Schamus: But again, I have no idea because I didn’t sit and re-watch Lacombe, Lucien or whatever while prepping the movie.

Paste: It is wild what comes out that you didn’t necessarily intend. But the film gods wanted him there.
Schamus: Exactly.

Paste: I love what you said earlier in the answer about sort of embracing your mistakes. I don’t know if you saw Don Cheadle’s movie Miles Ahead, but there’s a part where Miles, right before they’re about to start recording, turns to his band and he says, “Alright if you’re going to be wrong, be wrong strong.” (Schamus chuckles) And he told me that he actually did take that from something that Miles Davis used to say. Be wrong, strong.
Schamus: Exactly.

Paste: You have gone through the process of releasing the film, going through the festivals, going to Sundance, and then theatrical and now DVD and awards season coming up… I’m wondering how different the experience is for you; you’ve seen your directors go through it so often. Does it feel a lot more personal this time? More vulnerable? Or is it similar to experiences you’ve had as a writer and producer in the past?

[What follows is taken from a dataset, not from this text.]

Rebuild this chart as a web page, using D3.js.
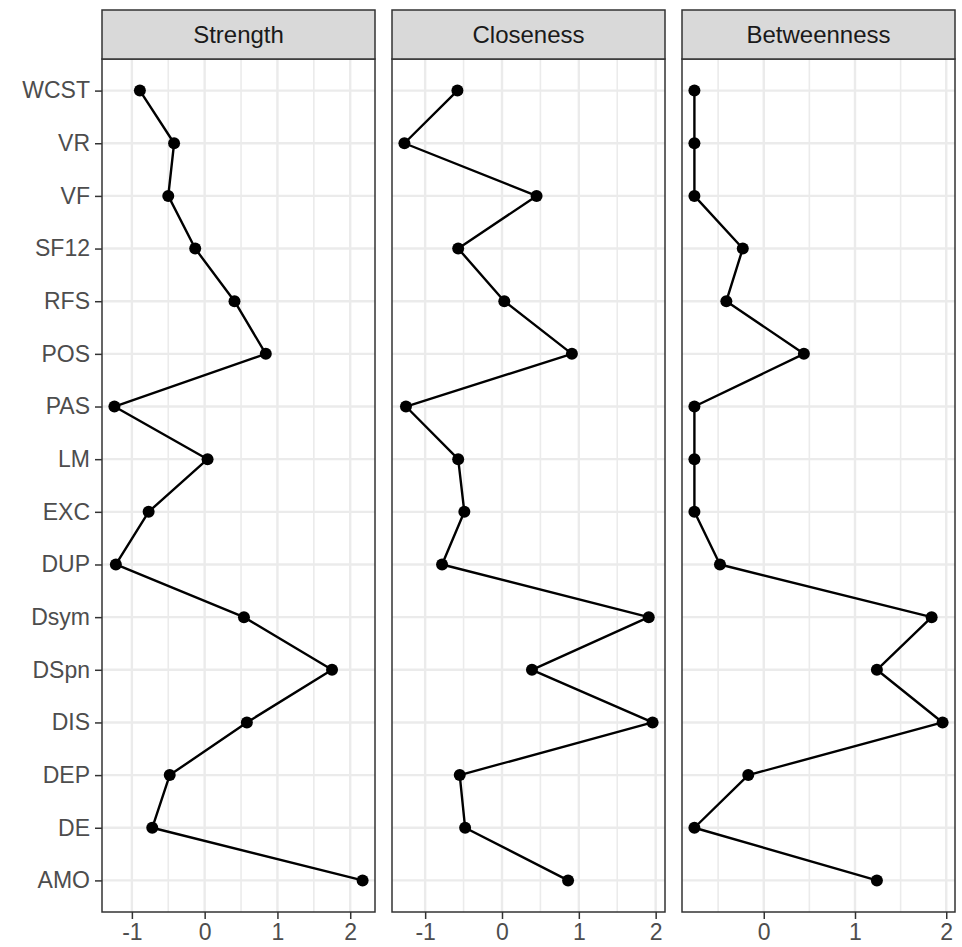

Schamus: Well, one of the things that I’ve experienced in three decades in the film business is that the fundamental disconnect, or I should say the fundamental arbitrary connection between the work that I’ve always cherished and the filmmakers that love the films on one hand and the so-called award season on the other. And to be honest, I’ve had such great runs, great luck, but I do treat the awards stuff as part of the business and not part of the art. And when I was running Focus, we were quite well known in this so-called community for releasing films throughout the year, even so-called “award films,” to get their audiences when we should get them and treat them correctly. We let the awards thing work when it worked and not work when it didn’t. The guys at Roadside have the exact same philosophy. They need to run a business. I don’t expect us to have much of an awards presence this year. I mean we did very, very well in the specialized theater circuits and the art houses, but we did not cross over. So we were not creating box office history here. But the reviews as you know have been tremendous and the audience scores have been unbelievable—it’s so gratifying. If there’s something that percolates out, that’s great. If not, fantastic—I get to sleep in on awards announcement day.

Paste: Well, I really enjoyed it, have loved what you’ve done over the years, and can’t wait to see what’s next.
Schamus: That’s fantastic. Thank you for the chat—I really appreciate it.

Indignation is available on DVD and Blu-ray.